**WHAT THE TASK REQUIRES**
Every entry below must be repeated exactly; skip the pictures.

**MATERIAL SHOWN**
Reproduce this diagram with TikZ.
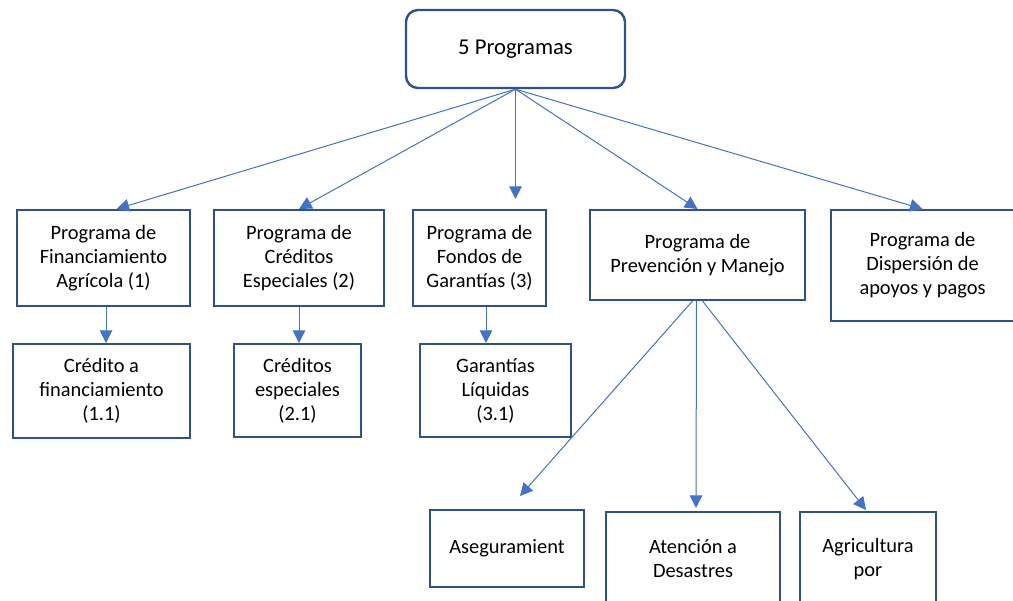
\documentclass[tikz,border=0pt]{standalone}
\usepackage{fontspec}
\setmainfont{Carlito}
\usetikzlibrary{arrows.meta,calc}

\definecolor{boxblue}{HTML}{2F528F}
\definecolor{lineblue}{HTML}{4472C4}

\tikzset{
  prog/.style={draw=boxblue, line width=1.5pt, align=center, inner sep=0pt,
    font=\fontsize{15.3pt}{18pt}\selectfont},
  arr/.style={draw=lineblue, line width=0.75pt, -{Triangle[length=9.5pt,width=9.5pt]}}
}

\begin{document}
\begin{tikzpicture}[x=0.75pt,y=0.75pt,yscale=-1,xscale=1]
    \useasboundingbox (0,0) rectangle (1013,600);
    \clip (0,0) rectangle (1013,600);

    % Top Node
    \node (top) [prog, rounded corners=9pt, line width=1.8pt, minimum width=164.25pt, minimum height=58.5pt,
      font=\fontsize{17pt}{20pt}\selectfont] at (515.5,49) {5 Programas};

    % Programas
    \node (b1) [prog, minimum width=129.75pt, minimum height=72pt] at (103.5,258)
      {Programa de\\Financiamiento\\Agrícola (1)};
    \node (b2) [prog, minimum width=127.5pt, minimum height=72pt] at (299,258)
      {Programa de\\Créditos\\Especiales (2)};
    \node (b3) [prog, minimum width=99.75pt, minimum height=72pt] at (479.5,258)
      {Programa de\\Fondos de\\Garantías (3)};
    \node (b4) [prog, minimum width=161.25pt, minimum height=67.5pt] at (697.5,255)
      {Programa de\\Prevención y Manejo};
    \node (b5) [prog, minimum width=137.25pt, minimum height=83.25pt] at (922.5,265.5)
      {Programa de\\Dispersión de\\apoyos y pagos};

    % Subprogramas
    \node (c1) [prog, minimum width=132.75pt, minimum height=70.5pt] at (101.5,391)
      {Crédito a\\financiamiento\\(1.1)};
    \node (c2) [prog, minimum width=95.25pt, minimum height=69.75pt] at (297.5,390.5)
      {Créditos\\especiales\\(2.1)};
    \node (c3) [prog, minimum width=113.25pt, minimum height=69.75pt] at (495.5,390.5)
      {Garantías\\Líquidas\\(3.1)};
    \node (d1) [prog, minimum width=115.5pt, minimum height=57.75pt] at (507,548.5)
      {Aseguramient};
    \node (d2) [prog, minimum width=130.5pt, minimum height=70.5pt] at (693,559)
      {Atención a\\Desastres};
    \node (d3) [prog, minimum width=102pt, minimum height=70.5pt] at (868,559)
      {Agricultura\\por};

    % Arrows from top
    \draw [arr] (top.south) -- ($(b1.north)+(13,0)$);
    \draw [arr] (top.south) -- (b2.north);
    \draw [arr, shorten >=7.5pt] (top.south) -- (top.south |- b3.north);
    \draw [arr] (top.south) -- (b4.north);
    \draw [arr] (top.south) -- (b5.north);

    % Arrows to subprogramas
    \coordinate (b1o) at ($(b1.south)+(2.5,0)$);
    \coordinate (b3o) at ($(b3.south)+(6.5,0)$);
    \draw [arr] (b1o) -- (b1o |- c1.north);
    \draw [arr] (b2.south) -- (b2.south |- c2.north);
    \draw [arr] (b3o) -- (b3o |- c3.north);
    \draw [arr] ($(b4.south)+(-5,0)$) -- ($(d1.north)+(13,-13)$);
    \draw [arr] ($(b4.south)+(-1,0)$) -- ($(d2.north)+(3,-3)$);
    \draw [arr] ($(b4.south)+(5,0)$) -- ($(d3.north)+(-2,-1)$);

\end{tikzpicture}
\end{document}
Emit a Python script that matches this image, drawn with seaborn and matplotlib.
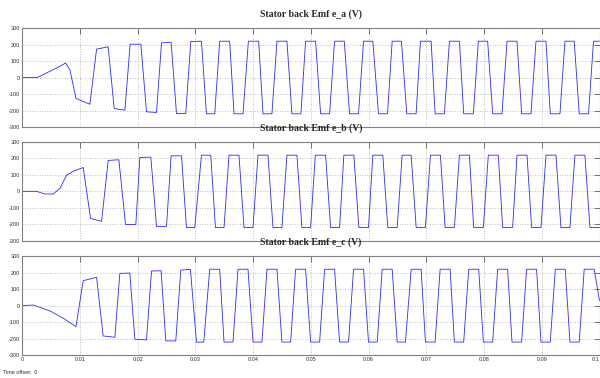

**SOLUTION FOR THIS TASK**
Reproduce this diagram with TikZ.
\documentclass[tikz,border=0pt]{standalone}
\usepackage{fontspec}
\setmainfont{Carlito}
\usetikzlibrary{arrows.meta,calc}

\definecolor{boxblue}{HTML}{2F528F}
\definecolor{lineblue}{HTML}{4472C4}

\tikzset{
  prog/.style={draw=boxblue, line width=1.5pt, align=center, inner sep=0pt,
    font=\fontsize{15.3pt}{18pt}\selectfont},
  arr/.style={draw=lineblue, line width=0.75pt, -{Triangle[length=9.5pt,width=9.5pt]}}
}

\begin{document}
\begin{tikzpicture}[x=0.75pt,y=0.75pt,yscale=-1,xscale=1]
    \useasboundingbox (0,0) rectangle (1013,600);
    \clip (0,0) rectangle (1013,600);

    % Top Node
    \node (top) [prog, rounded corners=9pt, line width=1.8pt, minimum width=164.25pt, minimum height=58.5pt,
      font=\fontsize{17pt}{20pt}\selectfont] at (515.5,49) {5 Programas};

    % Programas
    \node (b1) [prog, minimum width=129.75pt, minimum height=72pt] at (103.5,258)
      {Programa de\\Financiamiento\\Agrícola (1)};
    \node (b2) [prog, minimum width=127.5pt, minimum height=72pt] at (299,258)
      {Programa de\\Créditos\\Especiales (2)};
    \node (b3) [prog, minimum width=99.75pt, minimum height=72pt] at (479.5,258)
      {Programa de\\Fondos de\\Garantías (3)};
    \node (b4) [prog, minimum width=161.25pt, minimum height=67.5pt] at (697.5,255)
      {Programa de\\Prevención y Manejo};
    \node (b5) [prog, minimum width=137.25pt, minimum height=83.25pt] at (922.5,265.5)
      {Programa de\\Dispersión de\\apoyos y pagos};

    % Subprogramas
    \node (c1) [prog, minimum width=132.75pt, minimum height=70.5pt] at (101.5,391)
      {Crédito a\\financiamiento\\(1.1)};
    \node (c2) [prog, minimum width=95.25pt, minimum height=69.75pt] at (297.5,390.5)
      {Créditos\\especiales\\(2.1)};
    \node (c3) [prog, minimum width=113.25pt, minimum height=69.75pt] at (495.5,390.5)
      {Garantías\\Líquidas\\(3.1)};
    \node (d1) [prog, minimum width=115.5pt, minimum height=57.75pt] at (507,548.5)
      {Aseguramient};
    \node (d2) [prog, minimum width=130.5pt, minimum height=70.5pt] at (693,559)
      {Atención a\\Desastres};
    \node (d3) [prog, minimum width=102pt, minimum height=70.5pt] at (868,559)
      {Agricultura\\por};

    % Arrows from top
    \draw [arr] (top.south) -- ($(b1.north)+(13,0)$);
    \draw [arr] (top.south) -- (b2.north);
    \draw [arr, shorten >=7.5pt] (top.south) -- (top.south |- b3.north);
    \draw [arr] (top.south) -- (b4.north);
    \draw [arr] (top.south) -- (b5.north);

    % Arrows to subprogramas
    \coordinate (b1o) at ($(b1.south)+(2.5,0)$);
    \coordinate (b3o) at ($(b3.south)+(6.5,0)$);
    \draw [arr] (b1o) -- (b1o |- c1.north);
    \draw [arr] (b2.south) -- (b2.south |- c2.north);
    \draw [arr] (b3o) -- (b3o |- c3.north);
    \draw [arr] ($(b4.south)+(-5,0)$) -- ($(d1.north)+(13,-13)$);
    \draw [arr] ($(b4.south)+(-1,0)$) -- ($(d2.north)+(3,-3)$);
    \draw [arr] ($(b4.south)+(5,0)$) -- ($(d3.north)+(-2,-1)$);

\end{tikzpicture}
\end{document}
Emit a Python script that matches this image, drawn with seaborn and matplotlib.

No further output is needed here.